Broadband for All

The just passed Infrastructure Investment and Jobs Act provides $65 billion for high-speed internet to make sure that every household can access reliable broadband service. This raises, or should have raised, the question of the most cost-effective way of providing it. Many rural areas enjoy high speed internet access from satellites. These can easily be expanded to cover the entire country and are significantly cheaper than running cables to remote areas. But the other approach is for families wanting such high-speed internet access to live in areas that provided, e.g., cities.

When I taught at the University of Virginia, I choose to live ten miles out of Charlottesville on Piney Mountain. I did have electricity but no water or sewage disposal for which I had to drill a water well and dig a septic tank and system. That was an understood part of the deal of living in a semi remote area and a factor in its cost. Should everyone who chooses to live in remote areas be entitled to electricity, water, sewage, broadband, or whatever other modern convenience comes along or should those wanting such convenances have to live where they are efficiently provided?

Author: Warren Coats

I specialize in advising central banks on monetary policy and the development of the capacity to formulate and implement monetary policy.  I joined the International Monetary Fund in 1975 from which I retired in 2003 as Assistant Director of the Monetary and Financial Systems Department. While at the IMF I led or participated in missions to the central banks of over twenty countries (including Afghanistan, Bosnia, Croatia, Egypt, Iraq, Israel, Kazakhstan, Kenya, Kosovo, Kyrgystan, Moldova, Serbia, Turkey, West Bank and Gaza Strip, and Zimbabwe) and was seconded as a visiting economist to the Board of Governors of the Federal Reserve System (1979-80), and to the World Bank's World Development Report team in 1989.  After retirement from the IMF I was a member of the Board of the Cayman Islands Monetary Authority from 2003-10 and of the editorial board of the Cayman Financial Review from 2010-2017.  Prior to joining the IMF I was Assistant Prof of Economics at UVa from 1970-75.  I am currently a fellow of Johns Hopkins Krieger School of Arts and Sciences, Institute for Applied Economics, Global Health, and the Study of Business Enterprise.  In March 2019 Central Banking Journal awarded me for my “Outstanding Contribution for Capacity Building.”  My recent books are One Currency for Bosnia: Creating the Central Bank of Bosnia and Herzegovina; My Travels in the Former Soviet Union; My Travels to Afghanistan; My Travels to Jerusalem; and My Travels to Baghdad. I have a BA in Economics from the UC Berkeley and a PhD in Economics from the University of Chicago. My dissertation committee was chaired by Milton Friedman and included Robert J. Gordon.

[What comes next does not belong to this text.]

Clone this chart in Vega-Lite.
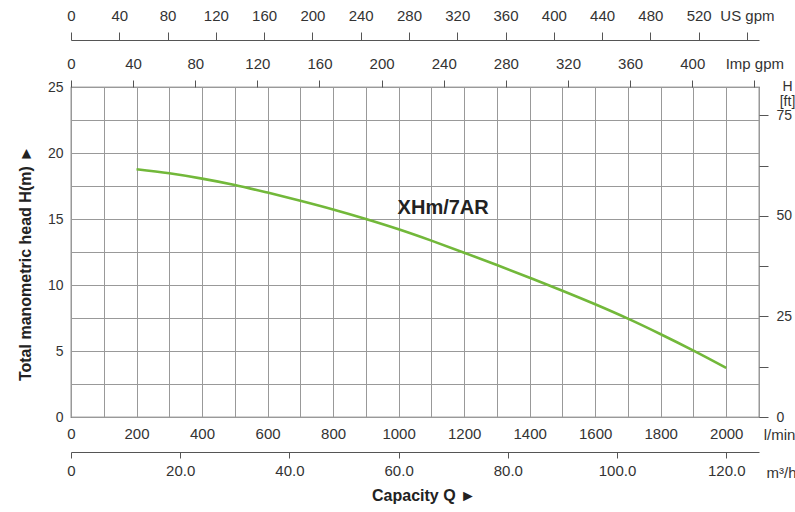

2 thoughts on “Broadband for All”

  1. As your professor, Arnold Harberger, used to say, taxpayer willingness to pay for poverty alleviation should be based on taxpayers’ valuations of the externalities they receive from consumption by the poor of basic needs (food, housing, health care and education). These can be efficiently implemented via vouchers (e.g. Ed Olsen’s housing vouchers). Now imagine there is a separate consumption externality for broadband use. Your idea of relocation poses an extra challenge for the standard voucher theory, which assumes one price. Now you have prices of many basic needs dependent on location. It may be possible to set voucher prices with endogenous location, but this has not been worked out.

    1. I think that this is unnecessarily complicated. We each take many factors into account when choosing where to live given our expected incomes. Each option is a package.